The redhead made it a point to look out towards the windows, having learned in the past that staring into the distance while faced towards anyone would sometimes garner unwanted attention. Too many potential marriage proposals had been concocted from moments sprung from accidentally catching a stranger's eyes for too long.

Yusuke, on the other hand, seemed to take no problem with facing the other bodies in the space. His lack of regard for hiding his wandering, observing eyes was its own blanket anonymity—Yusuke didn't actually care that much about what or who he was looking at, no one was too above or below him to garner a cursory glance. Its boldness was defiance in the face of social etiquette. And, yet, Yusuke's lack of duplicity was refreshing.

Rather than politely ignoring or looking away, the dark haired man's complete comfort in his own body and how it inhabited the space around him, not for the comfort or influence of others, was its own form of strength.

It made Kurama relax fractionally—his guard was still up, it always would be when surrounded by others, but at least he wasn't alone.

From the speakers, the voice announced with crisp clarity that they would be arriving shortly. Yusuke looked away from the young man his eyes had idled on, dark brown eyes sweeping away to catch Kurama's eye. Kurama nodded, the corners of his mouth tightening.

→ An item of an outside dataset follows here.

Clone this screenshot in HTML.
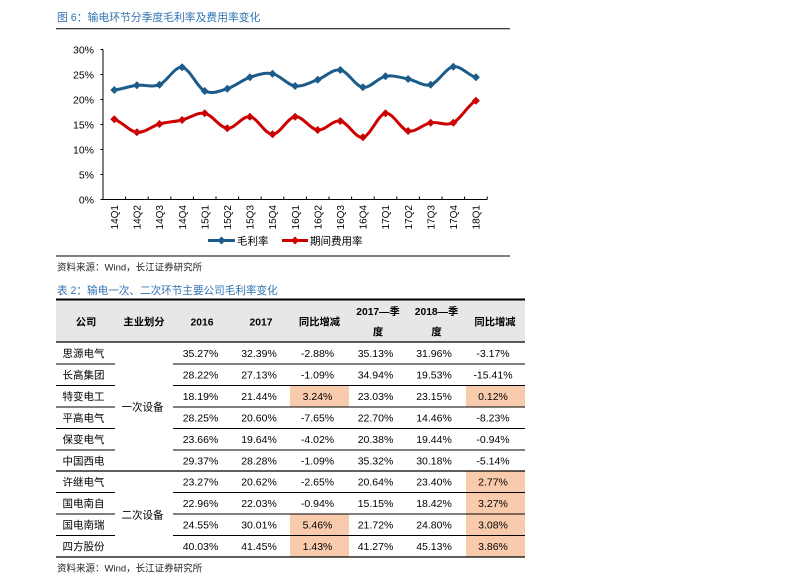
<!DOCTYPE html>
<html><head><meta charset="utf-8">
<style>
html,body{margin:0;padding:0;background:#fff;}
svg{display:block;}
text{font-family:"Liberation Sans","Noto Sans CJK SC",sans-serif;}
</style></head>
<body>
<svg width="793" height="578" viewBox="0 0 793 578" xmlns="http://www.w3.org/2000/svg">
<defs>
<marker id="mb" markerUnits="userSpaceOnUse" markerWidth="10" markerHeight="10" refX="5" refY="5" viewBox="0 0 10 10"><path d="M5,1 L9,5 L5,9 L1,5Z" fill="#1B5C8A"/></marker>
<marker id="mr" markerUnits="userSpaceOnUse" markerWidth="10" markerHeight="10" refX="5" refY="5" viewBox="0 0 10 10"><path d="M5,1 L9,5 L5,9 L1,5Z" fill="#CC0000"/></marker>
</defs>

<!-- Figure title -->
<text x="57" y="21" font-size="10.8" fill="#2F73B0">图 6：输电环节分季度毛利率及费用率变化</text>
<line x1="56" y1="28.7" x2="510" y2="28.7" stroke="#000" stroke-width="1"/>

<!-- Y axis -->
<line x1="103" y1="49.5" x2="103" y2="199.5" stroke="#000" stroke-width="1"/>
<path d="M100.5,49.5H103M100.5,74.5H103M100.5,99.5H103M100.5,124.5H103M100.5,149.5H103M100.5,174.5H103M100.5,199.5H103" stroke="#000" stroke-width="1"/>
<g font-size="10.5" fill="#000" text-anchor="end">
<text x="94" y="53.3">30%</text>
<text x="94" y="78.3">25%</text>
<text x="94" y="103.3">20%</text>
<text x="94" y="128.3">15%</text>
<text x="94" y="153.3">10%</text>
<text x="94" y="178.3">5%</text>
<text x="94" y="203.3">0%</text>
</g>

<!-- X axis -->
<line x1="103" y1="199.5" x2="487.2" y2="199.5" stroke="#000" stroke-width="1"/>
<path d="M125.6,196.5V199.5M148.2,196.5V199.5M170.8,196.5V199.5M193.4,196.5V199.5M216,196.5V199.5M238.6,196.5V199.5M261.2,196.5V199.5M283.8,196.5V199.5M306.4,196.5V199.5M329,196.5V199.5M351.6,196.5V199.5M374.2,196.5V199.5M396.8,196.5V199.5M419.4,196.5V199.5M442,196.5V199.5M464.6,196.5V199.5M487.2,196.5V199.5" stroke="#000" stroke-width="1"/>
<g font-size="10" fill="#000" text-anchor="end">
<text transform="translate(118,205) rotate(-90)">14Q1</text>
<text transform="translate(140.6,205) rotate(-90)">14Q2</text>
<text transform="translate(163.2,205) rotate(-90)">14Q3</text>
<text transform="translate(185.8,205) rotate(-90)">14Q4</text>
<text transform="translate(208.4,205) rotate(-90)">15Q1</text>
<text transform="translate(231,205) rotate(-90)">15Q2</text>
<text transform="translate(253.6,205) rotate(-90)">15Q3</text>
<text transform="translate(276.2,205) rotate(-90)">15Q4</text>
<text transform="translate(298.8,205) rotate(-90)">16Q1</text>
<text transform="translate(321.4,205) rotate(-90)">16Q2</text>
<text transform="translate(344,205) rotate(-90)">16Q3</text>
<text transform="translate(366.6,205) rotate(-90)">16Q4</text>
<text transform="translate(389.2,205) rotate(-90)">17Q1</text>
<text transform="translate(411.8,205) rotate(-90)">17Q2</text>
<text transform="translate(434.4,205) rotate(-90)">17Q3</text>
<text transform="translate(457,205) rotate(-90)">17Q4</text>
<text transform="translate(479.6,205) rotate(-90)">18Q1</text>
</g>

<!-- Series: 毛利率 -->
<path fill="none" stroke="#1B5C8A" stroke-width="3" stroke-linejoin="round" marker-start="url(#mb)" marker-mid="url(#mb)" marker-end="url(#mb)"
d="M114.3,90 C121.83,89.22 129.37,86.18 136.9,85.3 C144.43,84.42 151.97,87.7 159.5,84.7 C167.03,81.7 174.57,66.25 182.1,67.3 C189.63,68.35 197.17,87.43 204.7,91 C212.23,94.57 219.77,90.98 227.3,88.7 C234.83,86.42 242.37,79.8 249.9,77.3 C257.43,74.8 264.97,72.25 272.5,73.7 C280.03,75.15 287.57,85 295.1,86 C302.63,87 310.17,82.37 317.7,79.7 C325.23,77.03 332.77,68.73 340.3,70 C347.83,71.27 355.37,86.25 362.9,87.3 C370.43,88.35 377.97,77.68 385.5,76.3 C393.03,74.92 400.57,77.6 408.1,79 C415.63,80.4 423.17,86.75 430.7,84.7 C438.23,82.65 445.77,67.93 453.3,66.7 C460.83,65.47 468.37,75.53 475.9,77.3"/>

<!-- Series: 期间费用率 -->
<path fill="none" stroke="#CC0000" stroke-width="3" stroke-linejoin="round" marker-start="url(#mr)" marker-mid="url(#mr)" marker-end="url(#mr)"
d="M114.3,119.3 C121.83,121.47 129.37,131.52 136.9,132.3 C144.43,133.08 151.97,126.05 159.5,124 C167.03,121.95 174.57,121.78 182.1,120 C189.63,118.22 197.17,111.92 204.7,113.3 C212.23,114.68 219.77,127.73 227.3,128.3 C234.83,128.87 242.37,115.7 249.9,116.7 C257.43,117.7 264.97,134.3 272.5,134.3 C280.03,134.3 287.57,117.42 295.1,116.7 C302.63,115.98 310.17,129.28 317.7,130 C325.23,130.72 332.77,119.78 340.3,121 C347.83,122.22 355.37,138.58 362.9,137.3 C370.43,136.02 377.97,114.35 385.5,113.3 C393.03,112.25 400.57,129.43 408.1,131 C415.63,132.57 423.17,124.08 430.7,122.7 C438.23,121.32 445.77,126.37 453.3,122.7 C460.83,119.03 468.37,104.37 475.9,100.7"/>

<!-- Legend -->
<line x1="208" y1="240.5" x2="235" y2="240.5" stroke="#1B5C8A" stroke-width="3"/>
<path d="M221.5,236.5 L225.5,240.5 L221.5,244.5 L217.5,240.5Z" fill="#1B5C8A"/>
<text x="237" y="244.5" font-size="10.5" fill="#000">毛利率</text>
<line x1="282" y1="240.5" x2="308" y2="240.5" stroke="#CC0000" stroke-width="3"/>
<path d="M295,236.5 L299,240.5 L295,244.5 L291,240.5Z" fill="#CC0000"/>
<text x="310" y="244.5" font-size="10.5" fill="#000">期间费用率</text>

<line x1="56" y1="256" x2="510" y2="256" stroke="#000" stroke-width="1"/>
<text x="57" y="270.5" font-size="9.5" fill="#222">资料来源：Wind，长江证券研究所</text>

<!-- Table title -->
<text x="57" y="294" font-size="10.6" fill="#2F73B0">表 2：输电一次、二次环节主要公司毛利率变化</text>

<!-- Table header background -->
<rect x="56" y="300" width="469" height="42" fill="#E7E7E7"/>

<!-- Highlighted cells -->
<g fill="#F8CBAD">
<rect x="290" y="385.5" width="59" height="21.5"/>
<rect x="466" y="385.5" width="59" height="21.5"/>
<rect x="466" y="471" width="59" height="86"/>
<rect x="290" y="514" width="59" height="43"/>
</g>

<!-- Table lines -->
<line x1="56" y1="299.5" x2="525" y2="299.5" stroke="#000" stroke-width="2"/>
<line x1="56" y1="342" x2="525" y2="342" stroke="#000" stroke-width="1.3"/>
<g stroke="#000" stroke-width="1">
<path d="M56,364H115M173,364H525"/>
<path d="M56,385.5H115M173,385.5H525"/>
<path d="M56,407H115M173,407H525"/>
<path d="M56,428.5H115M173,428.5H525"/>
<path d="M56,450H115M173,450H525"/>
<path d="M56,492.5H115M173,492.5H525"/>
<path d="M56,514H115M173,514H525"/>
<path d="M56,535.5H115M173,535.5H525"/>
</g>
<line x1="56" y1="471" x2="525" y2="471" stroke="#000" stroke-width="1.3"/>
<line x1="56" y1="557" x2="525" y2="557" stroke="#000" stroke-width="1.3"/>

<!-- Header text -->
<g font-size="10.3" font-weight="bold" fill="#000" text-anchor="middle">
<text x="86" y="325.5">公司</text>
<text x="144" y="325.5">主业划分</text>
<text x="202" y="325.5">2016</text>
<text x="261" y="325.5">2017</text>
<text x="319.5" y="325.5">同比增减</text>
<text x="378" y="315">2017—季</text>
<text x="378" y="335.5">度</text>
<text x="436.5" y="315">2018—季</text>
<text x="436.5" y="335.5">度</text>
<text x="495" y="325.5">同比增减</text>
</g>

<!-- Group labels -->
<g font-size="10.5" fill="#000" text-anchor="middle">
<text x="142.5" y="410.5">一次设备</text>
<text x="142.5" y="518.5">二次设备</text>
</g>

<!-- Company names -->
<g font-size="10.5" fill="#000">
<text x="62.5" y="357">思源电气</text>
<text x="62.5" y="378.7">长高集团</text>
<text x="62.5" y="400.2">特变电工</text>
<text x="62.5" y="421.7">平高电气</text>
<text x="62.5" y="443.2">保变电气</text>
<text x="62.5" y="464.5">中国西电</text>
<text x="62.5" y="485.7">许继电气</text>
<text x="62.5" y="507.2">国电南自</text>
<text x="62.5" y="528.7">国电南瑞</text>
<text x="62.5" y="550.2">四方股份</text>
</g>

<!-- Numbers -->
<g font-size="10.5" fill="#000" text-anchor="middle">
<text x="200.5" y="356.8">35.27%</text><text x="259" y="356.8">32.39%</text><text x="317.5" y="356.8">-2.88%</text><text x="375.5" y="356.8">35.13%</text><text x="434" y="356.8">31.96%</text><text x="493" y="356.8">-3.17%</text>
<text x="200.5" y="378.5">28.22%</text><text x="259" y="378.5">27.13%</text><text x="317.5" y="378.5">-1.09%</text><text x="375.5" y="378.5">34.94%</text><text x="434" y="378.5">19.53%</text><text x="493" y="378.5">-15.41%</text>
<text x="200.5" y="400">18.19%</text><text x="259" y="400">21.44%</text><text x="317.5" y="400">3.24%</text><text x="375.5" y="400">23.03%</text><text x="434" y="400">23.15%</text><text x="493" y="400">0.12%</text>
<text x="200.5" y="421.5">28.25%</text><text x="259" y="421.5">20.60%</text><text x="317.5" y="421.5">-7.65%</text><text x="375.5" y="421.5">22.70%</text><text x="434" y="421.5">14.46%</text><text x="493" y="421.5">-8.23%</text>
<text x="200.5" y="443">23.66%</text><text x="259" y="443">19.64%</text><text x="317.5" y="443">-4.02%</text><text x="375.5" y="443">20.38%</text><text x="434" y="443">19.44%</text><text x="493" y="443">-0.94%</text>
<text x="200.5" y="464.3">29.37%</text><text x="259" y="464.3">28.28%</text><text x="317.5" y="464.3">-1.09%</text><text x="375.5" y="464.3">35.32%</text><text x="434" y="464.3">30.18%</text><text x="493" y="464.3">-5.14%</text>
<text x="200.5" y="485.5">23.27%</text><text x="259" y="485.5">20.62%</text><text x="317.5" y="485.5">-2.65%</text><text x="375.5" y="485.5">20.64%</text><text x="434" y="485.5">23.40%</text><text x="493" y="485.5">2.77%</text>
<text x="200.5" y="507">22.96%</text><text x="259" y="507">22.03%</text><text x="317.5" y="507">-0.94%</text><text x="375.5" y="507">15.15%</text><text x="434" y="507">18.42%</text><text x="493" y="507">3.27%</text>
<text x="200.5" y="528.5">24.55%</text><text x="259" y="528.5">30.01%</text><text x="317.5" y="528.5">5.46%</text><text x="375.5" y="528.5">21.72%</text><text x="434" y="528.5">24.80%</text><text x="493" y="528.5">3.08%</text>
<text x="200.5" y="550">40.03%</text><text x="259" y="550">41.45%</text><text x="317.5" y="550">1.43%</text><text x="375.5" y="550">41.27%</text><text x="434" y="550">45.13%</text><text x="493" y="550">3.86%</text>
</g>

<text x="57" y="571.5" font-size="9.5" fill="#222">资料来源：Wind，长江证券研究所</text>
</svg>
</body></html>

The corner of Yusuke's own mouth lifted in response, a crooked smile silently communicating what they both thought:

The investigation was on.


four segments! a confession: I tend to update on snow days and days where I have to stay indoors, since I can put off work for a little bit to do fan work. wish for more polar vortexes and bad storms if you want more, then, I suppose! entirely by coincidence, as I was logging in to post this I saw that forthright's Affinity also just updated and so I'm going to scuttlebutt over and read that right after I finish posting this. excite!

since this takes place in the 90s/early 2000s, the current easy swipe system used for Japan's transit system wouldn't be available, let alone universal – hence pre-paid cards with magnetic chips for punching. originally I, no joke, wrote a five paragraph essay on the entire subject but deleted it all bc I realized no one would care to read that author's note.

this fic remains self-indulgent and more interested in character study and character-driven conflict, alongside an excuse to write out some longstanding headcanons. don't be fooled by the fact that our characters need a means to get to each other! the events in the story are a means to achieve this. to be upfront: if you are looking for a fast-paced narrative that heavily banks on a quest or singular plot, this won't be it. shrug. 1-11-19.